*Required work*:
Starting from the top of the material, restate each line exactly until the line that contains "import seaborn as sns", which is also copied. Pictures are excluded.

--

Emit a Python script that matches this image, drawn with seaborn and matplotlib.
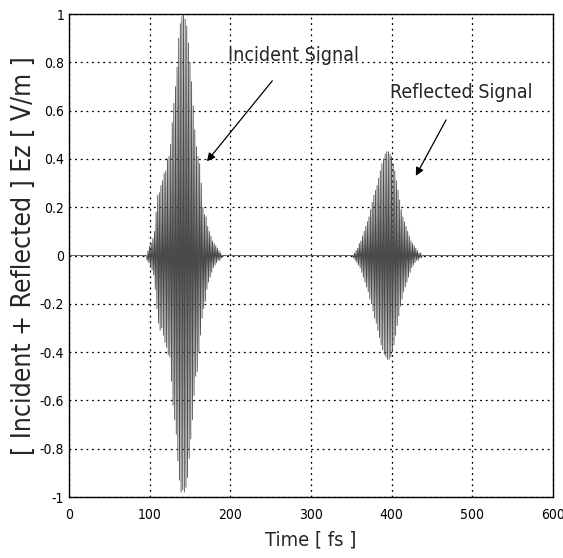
import matplotlib
matplotlib.use("Agg")
import matplotlib.pyplot as plt
import pandas as pd
import seaborn as sns

# incident pulse: extrema, one per fs
inc_t = [96, 97, 98, 99, 100, 101, 102, 103, 104, 105,
         106, 107, 108, 109, 110, 111, 112, 113, 114, 115,
         116, 117, 118, 119, 120, 121, 122, 123, 124, 125,
         126, 127, 128, 129, 130, 131, 132, 133, 134, 135,
         136, 137, 138, 139, 140, 141, 142, 143, 144, 145,
         146, 147, 148, 149, 150, 151, 152, 153, 154, 155,
         156, 157, 158, 159, 160, 161, 162, 163, 164, 165,
         166, 167, 168, 169, 170, 171, 172, 173, 174, 175,
         176, 177, 178, 179, 180, 181, 182, 183, 184, 185,
         186, 187, 188, 189, 190]
inc_v = [0.0, -0.02, 0.02, -0.03, 0.04, -0.05, 0.05, -0.06, 0.07, -0.08,
         0.10, -0.14, 0.18, -0.22, 0.25, -0.28, 0.26, -0.31, 0.29, -0.30,
         0.31, -0.33, 0.34, -0.36, 0.35, -0.38, 0.40, -0.41, 0.41, -0.42,
         0.46, -0.52, 0.55, -0.62, 0.63, -0.68, 0.70, -0.74, 0.78, -0.85,
         0.90, -0.93, 0.96, -0.98, 0.99, -0.97, 1.00, -0.98, 0.98, -0.96,
         0.95, -0.92, 0.88, -0.84, 0.80, -0.76, 0.72, -0.68, 0.62, -0.58,
         0.52, -0.50, 0.45, -0.48, 0.41, -0.40, 0.38, -0.33, 0.30, -0.26,
         0.20, -0.22, 0.17, -0.19, 0.16, -0.14, 0.12, -0.11, 0.10, -0.09,
         0.08, -0.07, 0.06, -0.05, 0.05, -0.04, 0.04, -0.03, 0.03, -0.02,
         0.02, -0.02, 0.01, -0.01, 0.0]

# reflected pulse
ref_t = [352, 353, 354, 355, 356, 357, 358, 359, 360, 361,
         362, 363, 364, 365, 366, 367, 368, 369, 370, 371,
         372, 373, 374, 375, 376, 377, 378, 379, 380, 381,
         382, 383, 384, 385, 386, 387, 388, 389, 390, 391,
         392, 393, 394, 395, 396, 397, 398, 399, 400, 401,
         402, 403, 404, 405, 406, 407, 408, 409, 410, 411,
         412, 413, 414, 415, 416, 417, 418, 419, 420, 421,
         422, 423, 424, 425, 426, 427, 428, 429, 430, 431,
         432, 433, 434, 435, 436, 437, 438, 439, 440]
ref_v = [0.0, -0.01, 0.01, -0.02, 0.02, -0.03, 0.03, -0.04, 0.05, -0.05,
         0.06, -0.07, 0.08, -0.09, 0.10, -0.11, 0.12, -0.13, 0.14, -0.15,
         0.16, -0.18, 0.19, -0.20, 0.22, -0.23, 0.25, -0.26, 0.27, -0.28,
         0.29, -0.31, 0.32, -0.34, 0.35, -0.37, 0.38, -0.39, 0.40, -0.41,
         0.42, -0.42, 0.43, -0.43, 0.43, -0.43, 0.42, -0.42, 0.41, -0.40,
         0.38, -0.37, 0.35, -0.33, 0.31, -0.29, 0.27, -0.25, 0.23, -0.21,
         0.19, -0.18, 0.16, -0.15, 0.14, -0.13, 0.12, -0.11, 0.10, -0.09,
         0.08, -0.07, 0.06, -0.05, 0.05, -0.04, 0.04, -0.03, 0.03, -0.02,
         0.02, -0.02, 0.01, -0.01, 0.01, -0.01, 0.0, 0.0, 0.0]

x_ticks = [0, 100, 200, 300, 400, 500, 600]
y_ticks = [-1, -0.8, -0.6, -0.4, -0.2, 0, 0.2, 0.4, 0.6, 0.8, 1]
y_labels = ["-1", "-0.8", "-0.6", "-0.4", "-0.2", "0", "0.2", "0.4", "0.6", "0.8", "1"]

df = pd.DataFrame(dict(
    t=[0] + inc_t + ref_t + [600],
    ez=[0.0] + inc_v + ref_v + [0.0],
))

sns.set_style("white")
plt.rcParams["font.family"] = ["DejaVu Sans"]
plt.rcParams["font.stretch"] = "condensed"

fig = plt.figure(figsize=(5.63, 5.58), dpi=100)
ax = fig.add_axes([0.1226, 0.1093, 0.8594, 0.8656])
sns.lineplot(data=df, x="t", y="ez", ax=ax, color="#4a4a4a", lw=0.6,
             estimator=None, sort=False)

ax.set_xlim(0, 600)
ax.set_ylim(-1, 1)
ax.set_xticks(x_ticks)
ax.set_yticks(y_ticks)
ax.set_yticklabels(y_labels)
ax.tick_params(direction="in", length=5, labelsize=10, colors="black")
ax.tick_params(axis="x", pad=8)
ax.grid(True, color="black", linestyle=(0, (1.5, 3)), linewidth=0.9)
for s in ax.spines.values():
    s.set_color("black")
    s.set_linewidth(1.0)

ax.set_xlabel("Time [ fs ]", fontsize=14.5, labelpad=6)
ax.set_ylabel("[ Incident + Reflected ] Ez [ V/m ]", fontsize=19, labelpad=2)

ax.annotate("Incident Signal", xy=(171, 0.39), xytext=(278, 0.83),
            fontsize=14, ha="center", va="center",
            arrowprops=dict(arrowstyle="-|>", color="black", lw=0.9,
                            mutation_scale=12, shrinkA=12, shrinkB=0))
ax.annotate("Reflected Signal", xy=(430, 0.33), xytext=(486, 0.675),
            fontsize=14, ha="center", va="center",
            arrowprops=dict(arrowstyle="-|>", color="black", lw=0.9,
                            mutation_scale=12, shrinkA=12, shrinkB=0))

fig.savefig("out.png", dpi=100)
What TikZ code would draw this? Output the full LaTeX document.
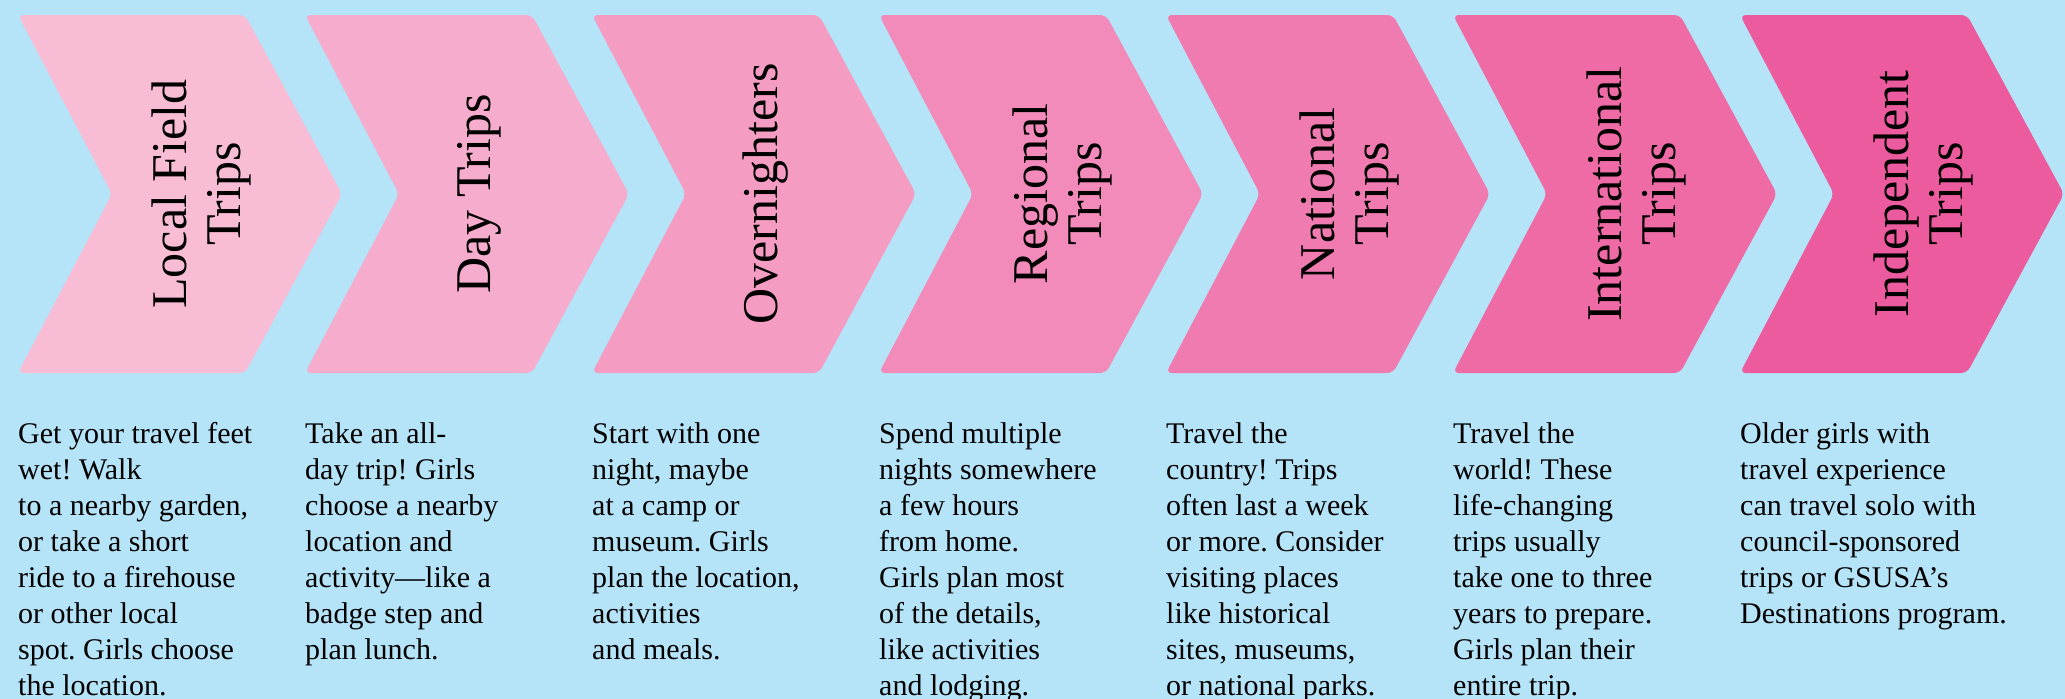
\documentclass[tikz,border=0pt]{standalone}
\usepackage{fontspec}
\setmainfont{Liberation Serif}
\frenchspacing
\definecolor{skyback}{RGB}{181, 227, 248}
\definecolor{pinka}{RGB}{248, 188, 213}
\definecolor{pinkb}{RGB}{246, 172, 204}
\definecolor{pinkc}{RGB}{244, 156, 194}
\definecolor{pinkd}{RGB}{242, 139, 185}
\definecolor{pinke}{RGB}{240, 123, 176}
\definecolor{pinkf}{RGB}{238, 107, 166}
\definecolor{pinkg}{RGB}{236, 91, 157}
\usepackage{tikz}
\usetikzlibrary{positioning}

\tikzset{
  steptitle/.style={rotate=90, align=center, inner sep=0pt, font=\fontsize{50}{54}\selectfont},
  stepnote/.style={anchor=north west, align=left, inner sep=0pt, font=\fontsize{30}{36}\selectfont},
}
% one chevron: left corner x, fill colour
\newcommand{\tripchevron}[2]{%
  \fill[#2, rounded corners=6pt] (#1,15) -- ++(227,0) -- ++(97,179) -- ++(-97,179) -- ++(-227,0) -- ++(94,-179) -- cycle;}

\begin{document}
\begin{tikzpicture}[x=1pt, y=-1pt]
  \fill[skyback] (0,0) rectangle (2065,699);
  \useasboundingbox (0,0) rectangle (2065,699);

  \tripchevron{18}{pinka}
  \tripchevron{305}{pinkb}
  \tripchevron{592}{pinkc}
  \tripchevron{879}{pinkd}
  \tripchevron{1166}{pinke}
  \tripchevron{1453}{pinkf}
  \tripchevron{1740}{pinkg}

  % titles
  \node[steptitle] (local) at (201,194) {Local Field\\Trips};
  \node[steptitle] (day) at (479,194) {Day Trips};
  \node[steptitle] (over) at (766,194) {Overnighters};
  \node[steptitle] (regional) at (1062,194) {Regional\\Trips};
  \node[steptitle] (national) at (1349,194) {National\\Trips};
  \node[steptitle] (intl) at (1636,194) {International\\Trips};
  \node[steptitle] (indep) at (1923,194) {Independent\\Trips};

  % notes below
  \node[stepnote] (localnote) at (18,418) {\strut Get your travel feet\\wet! Walk\\to a nearby garden,\\or take a short\\ride to a firehouse\\or other local\\spot. Girls choose\\the location.};
  \node[stepnote] (daynote) at (305,418) {\strut Take an all-\\day trip! Girls\\choose a nearby\\location and\\activity---like a\\badge step and\\plan lunch.};
  \node[stepnote] (overnote) at (592,418) {\strut Start with one\\night, maybe\\at a camp or\\museum. Girls\\plan the location,\\activities\\and meals.};
  \node[stepnote] (regionalnote) at (879,418) {\strut Spend multiple\\nights somewhere\\a few hours\\from home.\\Girls plan most\\of the details,\\like activities\\and lodging.};
  \node[stepnote] (nationalnote) at (1166,418) {\strut Travel the\\country! Trips\\often last a week\\or more. Consider\\visiting places\\like historical\\sites, museums,\\or national parks.};
  \node[stepnote] (intlnote) at (1453,418) {\strut Travel the\\world! These\\life-changing\\trips usually\\take one to three\\years to prepare.\\Girls plan their\\entire trip.};
  \node[stepnote] (indepnote) at (1740,418) {\strut Older girls with\\travel experience\\can travel solo with\\council-sponsored\\trips or GSUSA’s\\Destinations program.};
\end{tikzpicture}
\end{document}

--

*Expected answer*:
Emit a Python script that matches this image, drawn with seaborn and matplotlib.
import matplotlib
matplotlib.use("Agg")
import matplotlib.pyplot as plt
import pandas as pd
import seaborn as sns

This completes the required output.